Given a (square) symmetric matrix $A$, I would like to write its first order perturbation in terms of its eigenvalue decomposition $$A=Q\Lambda Q^T$$
I'm thinking about this problem in terms of perturbing $Q$ and $\Lambda$, and then observing the resulting perturbation in $A$.
For $A+dA$ to remain symmetric, this will require that the perturbation direction lie within the subspace of symmetric matrices. In particular, this requires that $dQ$ must satisfy $Q^T(dQ)+(dQ^T)Q=0$ and that $d\Lambda$ be diagonal.

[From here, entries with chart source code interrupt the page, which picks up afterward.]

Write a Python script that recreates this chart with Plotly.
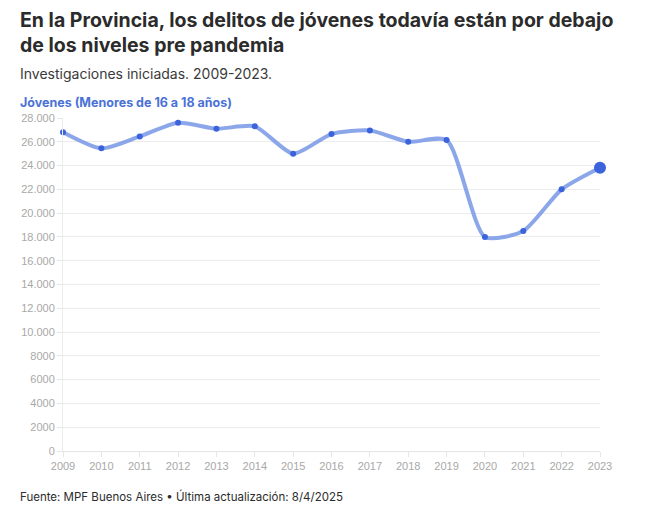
import plotly.graph_objects as go

years = list(range(2009, 2024))
values = [26800, 25450, 26450, 27600, 27100, 27300, 25000, 26650, 26950, 26000, 26150, 18000, 18500, 22000, 23820]
ytick_vals = [0, 2000, 4000, 6000, 8000, 10000, 12000, 14000, 16000, 18000, 20000, 22000, 24000, 26000, 28000]
ytick_text = ["0", "2000", "4000", "6000", "8000", "10.000", "12.000", "14.000", "16.000", "18.000",
              "20.000", "22.000", "24.000", "26.000", "28.000"]

W, H = 646, 508
L, R, T, B = 63, 46, 118, 57
PH = H - T - B
PW = W - L - R

def px_x(x):
    return (x - L) / PW

def px_y(y):
    return (H - B - y) / PH

fig = go.Figure()
fig.add_trace(go.Scatter(
    x=years, y=values, mode="lines",
    line=dict(color="rgba(120,150,230,0.85)", width=4, shape="spline", smoothing=0.65),
    hoverinfo="skip", showlegend=False, cliponaxis=False))
fig.add_trace(go.Scatter(
    x=years[:-1], y=values[:-1], mode="markers",
    marker=dict(color="#3a63dc", size=6), showlegend=False, cliponaxis=False))
fig.add_trace(go.Scatter(
    x=years[-1:], y=values[-1:], mode="markers",
    marker=dict(color="#3a63dc", size=12), showlegend=False, cliponaxis=False))

font = "Inter, Roboto, sans-serif"
fig.update_layout(
    width=W, height=H,
    margin=dict(l=L, r=R, t=T, b=B),
    paper_bgcolor="white", plot_bgcolor="white",
    font=dict(family=font),
    xaxis=dict(range=[2009, 2023], tickvals=years, ticktext=[str(y) for y in years],
               showgrid=False, showline=True, linecolor="#e6e6e6", linewidth=1,
               ticks="outside", ticklen=5, tickcolor="#e6e6e6",
               tickfont=dict(color="#a8a8a8", size=11, family="Liberation Sans, Arial, sans-serif"),
               zeroline=False, fixedrange=True),
    yaxis=dict(range=[0, 28000], tickvals=ytick_vals, ticktext=ytick_text,
               showgrid=True, gridcolor="#ececec", gridwidth=1,
               showline=True, linecolor="#ececec", linewidth=1,
               ticks="outside", ticklen=5, tickcolor="#e6e6e6",
               tickfont=dict(color="#a8a8a8", size=11, family="Liberation Sans, Arial, sans-serif"),
               zeroline=False, fixedrange=True),
    annotations=[
        dict(text="<b>En la Provincia, los delitos de jóvenes todavía están por debajo<br>de los niveles pre pandemia</b>",
             x=px_x(18), y=px_y(6), xref="paper", yref="paper", xanchor="left", yanchor="top",
             showarrow=False, align="left", font=dict(size=19.5, color="#2b2b2b", family=font)),
        dict(text="Investigaciones iniciadas. 2009-2023.",
             x=px_x(18), y=px_y(63), xref="paper", yref="paper", xanchor="left", yanchor="top",
             showarrow=False, align="left", font=dict(size=14, color="#3a3a3a", family=font)),
        dict(text="<b>Jóvenes (Menores de 16 a 18 años)</b>",
             x=px_x(18), y=px_y(93), xref="paper", yref="paper", xanchor="left", yanchor="top",
             showarrow=False, align="left", font=dict(size=12.5, color="#4a72d6", family=font)),
        dict(text="Fuente: MPF Buenos Aires • Última actualización: 8/4/2025",
             x=px_x(18), y=px_y(487), xref="paper", yref="paper", xanchor="left", yanchor="top",
             showarrow=False, align="left", font=dict(size=11.5, color="#2b2b2b", family=font)),
    ],
)

fig.write_html("out.html")
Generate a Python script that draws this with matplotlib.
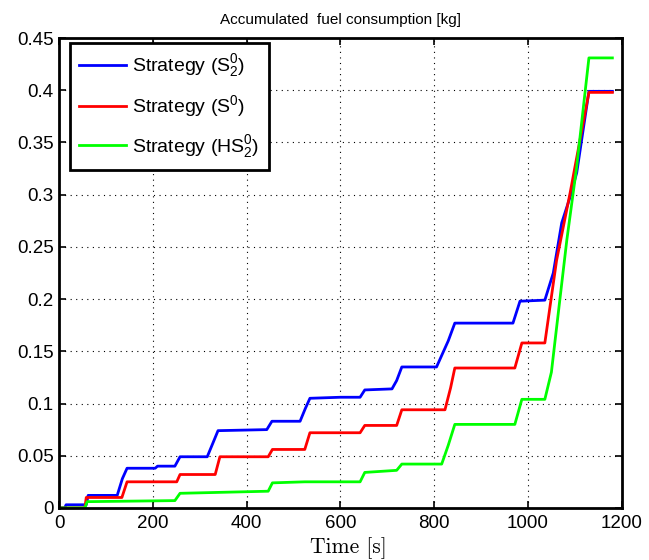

Apparently, the resulting differential of $A$ can be written as $$dA=\prod_{i<j}|\lambda_i-\lambda_j|(d\Lambda)Q^T(dQ)$$
I went ahead expanded it using the product rule $$dA=d(Q\Lambda Q^T)=(dQ)\Lambda Q^T + Q(d\Lambda)Q^T + Q\Lambda(dQ^T)$$ But I'm not really sure what to do from here.
If $Q\in O(n)$ and the diagonal matrix $\Lambda$ (of the eigenvalues) vary with $t$, then it is not difficult. $A'=Q'\Lambda Q^T+Q\Lambda'Q^T+Q\Lambda Q'^T$; here $QQ^T=I$ implies $Q'Q^T+QQ'^T=0$, that is $Q'Q^T$ is skew-symmetric or $Q'=KQ$ where $K(t)$ is skew-symm. and $\Lambda'$ is diagonal.
Finally $A'=KQ\Lambda Q^T+Q\Lambda'Q^T-Q\Lambda Q^TK=KA-AK+Q\Lambda'Q^T$.
If $A$ varies with $t$, then it is more difficult; cf. the wikipedia reference cited by user1952009; yet, this ref. is very disputed.